Richard Aldous is a British historian and biographer based at Bard College, New York, where he is Eugene Meyer Distinguished Professor of History.

Born in Essex, Aldous was educated at the University of Cambridge. In 2006 he was made Head of the School of History and Archives in University College Dublin. Aldous has written books about Malcolm Sargent, Harold Macmillan, a twin-biography of Benjamin Disraeli and William Gladstone, a study of Ronald Reagan and Margaret Thatcher's political relationship, a book on JFK's treasury secretary C. Douglas Dillon, as well as a biography of Arthur M. Schlesinger Jr.
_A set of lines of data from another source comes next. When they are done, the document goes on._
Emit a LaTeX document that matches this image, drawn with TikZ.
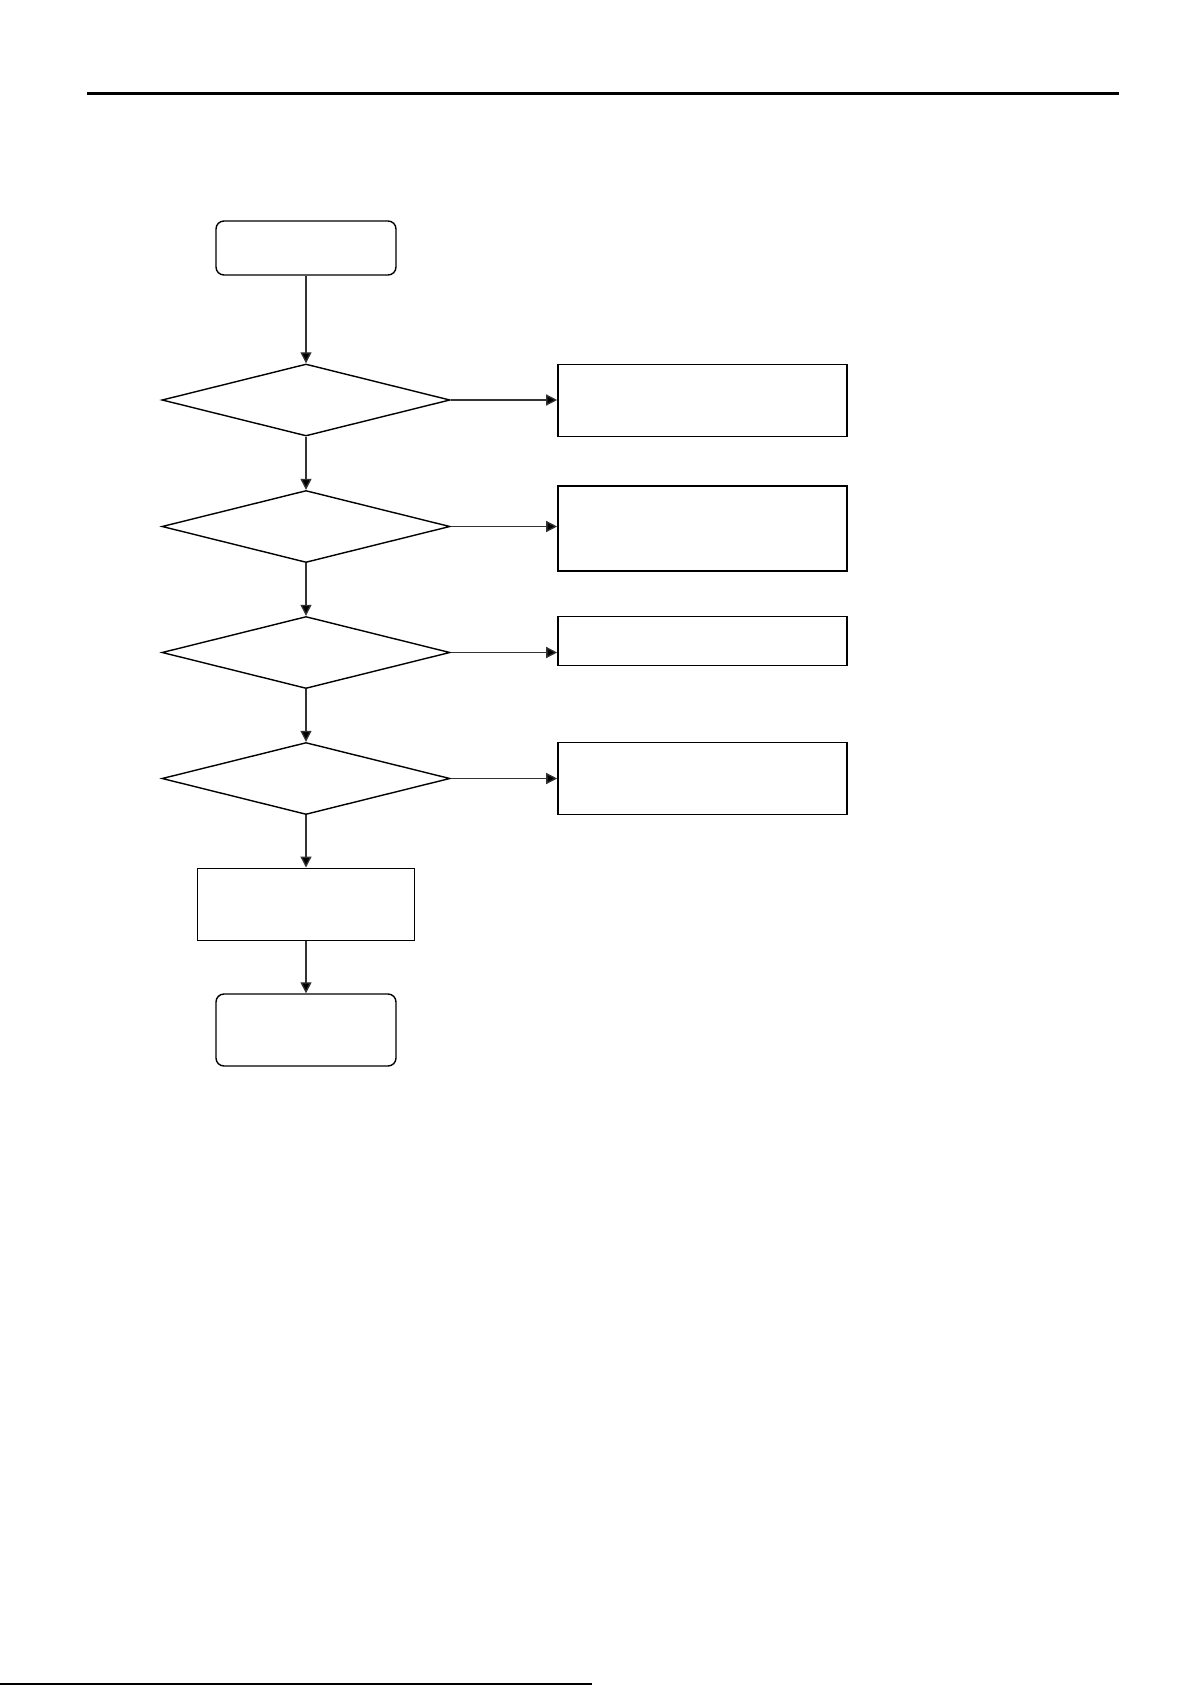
\documentclass[tikz,border=0pt]{standalone}
\usetikzlibrary{shapes.geometric,arrows.meta}
\begin{document}
\begin{tikzpicture}[x=1pt,y=-1pt,
  term/.style={draw=black,line width=1.4pt,rounded corners=8pt,minimum width=180pt,minimum height=54pt,inner sep=0pt},
  procbox/.style={draw=black,line width=1.6pt,minimum width=289pt,inner sep=0pt},
  decision/.style={draw=black,line width=1.4pt,shape=diamond,aspect=4,minimum width=288pt,minimum height=72pt,inner sep=0pt},
  conn/.style={draw=black!80,line width=1.3pt,-{Triangle[length=11pt,width=11pt,fill=black]}}]
\useasboundingbox (0,0) rectangle (1191,1685);
\fill[white] (0,0) rectangle (1191,1685);
\coordinate (ruleL) at (87,93.5);
\coordinate (ruleR) at (1119,93.5);
\draw[line width=3pt] (ruleL) -- (ruleR);
\coordinate (botL) at (0,1683.5);
\coordinate (botR) at (592,1683.5);
\draw[line width=2pt] (botL) -- (botR);

\node[term] (start) at (306,248) {};
\node[decision] (d1) at (306,400) {};
\node[decision] (d2) at (306,526.5) {};
\node[decision] (d3) at (306,652.5) {};
\node[decision] (d4) at (306,778.5) {};
\node[procbox,minimum height=72pt] (a) at (702.5,400.3) {};
\node[procbox,minimum height=85pt] (b) at (702.5,528.3) {};
\node[procbox,minimum height=49pt] (c) at (702.5,641) {};
\node[procbox,minimum height=72pt] (d) at (702.5,778.3) {};
\node[draw=black,line width=1.6pt,minimum width=217pt,minimum height=72pt,inner sep=0pt] (e) at (306,904.3) {};
\node[term,minimum height=72pt] (end) at (306,1030) {};

\draw[conn] (start) -- (d1.north);
\draw[conn] (d1.south) -- (d2.north);
\draw[conn] (d2.south) -- (d3.north);
\draw[conn] (d3.south) -- (d4.north);
\draw[conn] (d4.south) -- (e.north);
\draw[conn] (e.south) -- (end.north);
\draw[conn] (d1.east) -- (a.west |- d1.east);
\draw[conn] (d2.east) -- (b.west |- d2.east);
\draw[conn] (d3.east) -- (c.west |- d3.east);
\draw[conn] (d4.east) -- (d.west |- d4.east);
\end{tikzpicture}
\end{document}
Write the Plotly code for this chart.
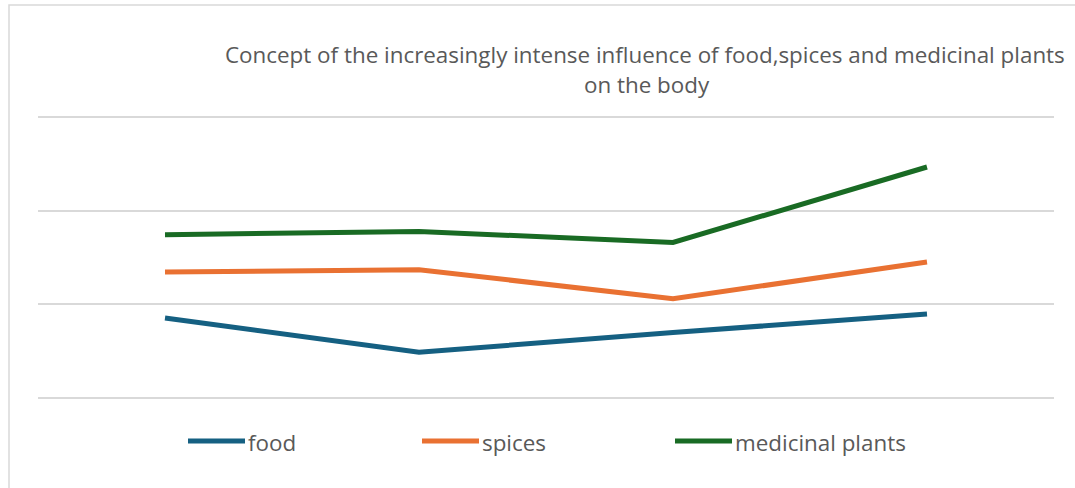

Since 2010 he is the Eugene Meyer Professor at Bard College, where he has served as Chair of the Faculty Senate. He is a Contributing Editor for The American Interest, a founding member of the editorial team at American Purpose magazine, and host of the Bookstack podcast. He has written for newspapers such as the Wall Street Journal, the Washington Post, and the New York Times, and appeared on CNN, Fox News, PBS, RTÉ and the BBC. He was the Spectrum News/NY1 Royal Expert for coverage of the funeral of Queen Elizabeth II and the coronation of King Charles III.

==Works==
- Tunes Of Glory: The Life of Malcolm Sargent. Hutchinson, 2001, ISBN 1-4481-3694-6.
- Macmillan, Eisenhower And The Cold War, Four Courts Press, 2005, ISBN 1-85182-923-7.
- The Lion and the Unicorn: Gladstone vs Disraeli. Hutchinson/W. W. Norton, 2006, ISBN 1-4481-3817-5.
- Great Irish Speeches. Quercus, 2007, ISBN 1-84724-658-3.
- Reagan and Thatcher. The Difficult Relationship. Hutchinson/W. W. Norton, 2012, ISBN 0-09-192608-4.
- Tony Ryan: Ireland's Aviator. Gill & Macmillan, 2013, ISBN 978-0717157815.
- Schlesinger: The Imperial Historian. W. W. Norton, 2017, ISBN 0-393-24470-9.
- The Dillon Era: Douglas Dillon in the Eisenhower, Kennedy, and Johnson Administration. McGill–Queen's University Press, 2023, ISBN 978-0228018872.
- Harold Macmillan and Britain's World Role (edited with Sabine Lee). Macmillan, 1995, ISBN 978-0333630532.
- Harold Macmillan: Aspects of a Political Life (edited with Sabine Lee). Macmillan, 1999, ISBN 978-0333713730.
- Diplomacy & Statecraft, Volume 33, Issue 1, 2022 (edited with Nigel Ashton): David Reynolds: Studies in Competitive Co-operation.